Brief ▸ Only the lines from the one with "Output the LaTeX" through the one with "(head2) at (622,30)", inclusive, should be echoed exactly; pictures are left out.

··· Records to process ···

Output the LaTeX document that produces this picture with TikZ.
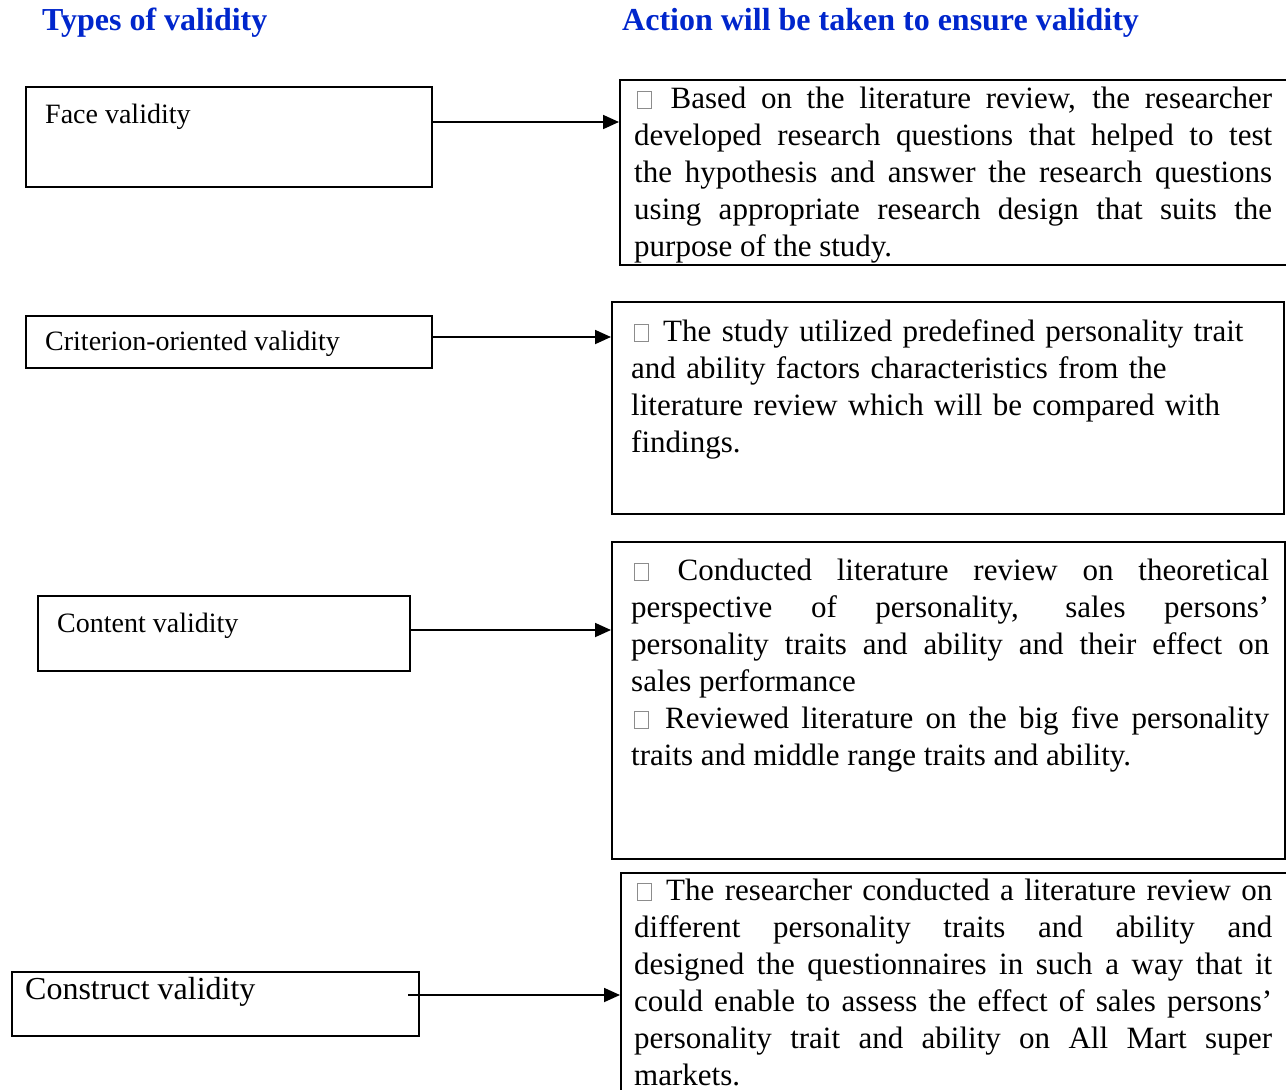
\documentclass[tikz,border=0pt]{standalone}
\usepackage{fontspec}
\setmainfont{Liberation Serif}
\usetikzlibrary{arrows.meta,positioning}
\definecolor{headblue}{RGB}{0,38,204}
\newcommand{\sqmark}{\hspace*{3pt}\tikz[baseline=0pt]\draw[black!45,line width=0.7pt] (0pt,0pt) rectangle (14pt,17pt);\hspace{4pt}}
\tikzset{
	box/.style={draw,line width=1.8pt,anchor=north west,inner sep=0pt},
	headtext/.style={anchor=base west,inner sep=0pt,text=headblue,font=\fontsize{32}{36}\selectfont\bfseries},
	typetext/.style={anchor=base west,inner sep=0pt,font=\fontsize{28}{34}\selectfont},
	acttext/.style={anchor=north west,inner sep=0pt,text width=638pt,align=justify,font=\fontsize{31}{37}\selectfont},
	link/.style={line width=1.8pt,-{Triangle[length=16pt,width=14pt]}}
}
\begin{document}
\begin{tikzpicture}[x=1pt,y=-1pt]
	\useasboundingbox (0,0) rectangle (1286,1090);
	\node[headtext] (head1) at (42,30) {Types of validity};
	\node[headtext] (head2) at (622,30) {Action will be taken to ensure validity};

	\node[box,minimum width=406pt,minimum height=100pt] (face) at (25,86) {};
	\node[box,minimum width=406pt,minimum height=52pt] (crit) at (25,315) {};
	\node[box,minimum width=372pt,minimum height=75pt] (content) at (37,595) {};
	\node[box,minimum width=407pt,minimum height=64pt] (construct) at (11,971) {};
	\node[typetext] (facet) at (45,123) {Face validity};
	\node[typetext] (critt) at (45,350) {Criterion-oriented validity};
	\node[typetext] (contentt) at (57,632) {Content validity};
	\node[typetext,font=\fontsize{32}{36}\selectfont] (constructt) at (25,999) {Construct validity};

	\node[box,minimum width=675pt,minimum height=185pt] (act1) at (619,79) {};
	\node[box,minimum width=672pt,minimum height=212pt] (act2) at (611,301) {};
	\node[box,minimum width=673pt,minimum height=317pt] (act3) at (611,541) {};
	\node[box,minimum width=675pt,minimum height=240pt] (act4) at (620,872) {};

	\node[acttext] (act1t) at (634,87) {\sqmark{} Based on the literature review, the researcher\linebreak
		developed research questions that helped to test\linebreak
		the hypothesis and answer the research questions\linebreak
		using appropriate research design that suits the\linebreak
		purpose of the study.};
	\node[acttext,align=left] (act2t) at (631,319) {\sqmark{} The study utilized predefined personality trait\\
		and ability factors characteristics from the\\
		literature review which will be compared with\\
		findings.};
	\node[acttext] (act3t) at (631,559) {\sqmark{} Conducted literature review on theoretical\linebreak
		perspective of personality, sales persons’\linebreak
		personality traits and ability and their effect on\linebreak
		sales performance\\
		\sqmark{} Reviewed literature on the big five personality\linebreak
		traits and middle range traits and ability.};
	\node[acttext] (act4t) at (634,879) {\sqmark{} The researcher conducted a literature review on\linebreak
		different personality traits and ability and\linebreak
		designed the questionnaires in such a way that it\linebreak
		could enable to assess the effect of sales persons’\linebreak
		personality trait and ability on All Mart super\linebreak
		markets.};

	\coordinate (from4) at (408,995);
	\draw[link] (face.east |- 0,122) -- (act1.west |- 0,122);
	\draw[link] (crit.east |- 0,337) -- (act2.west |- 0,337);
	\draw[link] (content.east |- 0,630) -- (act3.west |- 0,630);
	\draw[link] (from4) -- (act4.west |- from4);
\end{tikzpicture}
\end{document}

···
··· Records to process ···

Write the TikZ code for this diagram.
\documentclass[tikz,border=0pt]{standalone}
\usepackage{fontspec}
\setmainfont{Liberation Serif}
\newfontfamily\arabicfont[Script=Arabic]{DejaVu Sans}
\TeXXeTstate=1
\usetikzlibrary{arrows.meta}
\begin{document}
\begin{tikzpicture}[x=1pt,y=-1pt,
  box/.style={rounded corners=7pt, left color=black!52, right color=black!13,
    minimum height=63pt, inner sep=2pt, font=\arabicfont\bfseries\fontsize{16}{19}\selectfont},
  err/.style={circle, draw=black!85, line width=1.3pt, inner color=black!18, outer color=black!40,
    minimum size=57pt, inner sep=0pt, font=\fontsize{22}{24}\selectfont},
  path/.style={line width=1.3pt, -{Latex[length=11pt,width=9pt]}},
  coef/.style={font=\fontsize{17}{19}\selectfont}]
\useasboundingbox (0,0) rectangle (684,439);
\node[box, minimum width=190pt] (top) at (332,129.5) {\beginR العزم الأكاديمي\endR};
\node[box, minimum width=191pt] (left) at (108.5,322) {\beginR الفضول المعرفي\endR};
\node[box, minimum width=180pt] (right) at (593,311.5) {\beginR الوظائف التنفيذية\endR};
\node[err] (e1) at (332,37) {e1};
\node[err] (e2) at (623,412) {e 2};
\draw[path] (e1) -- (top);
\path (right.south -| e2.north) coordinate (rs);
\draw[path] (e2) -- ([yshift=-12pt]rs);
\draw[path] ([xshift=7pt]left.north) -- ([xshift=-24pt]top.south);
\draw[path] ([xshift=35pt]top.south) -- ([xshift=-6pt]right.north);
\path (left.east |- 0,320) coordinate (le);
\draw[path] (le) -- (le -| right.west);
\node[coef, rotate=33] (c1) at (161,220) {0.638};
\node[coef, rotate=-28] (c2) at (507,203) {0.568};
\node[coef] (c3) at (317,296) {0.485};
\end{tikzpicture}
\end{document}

···

Result of the exercise ▸
Output the LaTeX document that produces this picture with TikZ.
\documentclass[tikz,border=0pt]{standalone}
\usepackage{fontspec}
\setmainfont{Liberation Serif}
\usetikzlibrary{arrows.meta,positioning}
\definecolor{headblue}{RGB}{0,38,204}
\newcommand{\sqmark}{\hspace*{3pt}\tikz[baseline=0pt]\draw[black!45,line width=0.7pt] (0pt,0pt) rectangle (14pt,17pt);\hspace{4pt}}
\tikzset{
	box/.style={draw,line width=1.8pt,anchor=north west,inner sep=0pt},
	headtext/.style={anchor=base west,inner sep=0pt,text=headblue,font=\fontsize{32}{36}\selectfont\bfseries},
	typetext/.style={anchor=base west,inner sep=0pt,font=\fontsize{28}{34}\selectfont},
	acttext/.style={anchor=north west,inner sep=0pt,text width=638pt,align=justify,font=\fontsize{31}{37}\selectfont},
	link/.style={line width=1.8pt,-{Triangle[length=16pt,width=14pt]}}
}
\begin{document}
\begin{tikzpicture}[x=1pt,y=-1pt]
	\useasboundingbox (0,0) rectangle (1286,1090);
	\node[headtext] (head1) at (42,30) {Types of validity};
	\node[headtext] (head2) at (622,30) {Action will be taken to ensure validity};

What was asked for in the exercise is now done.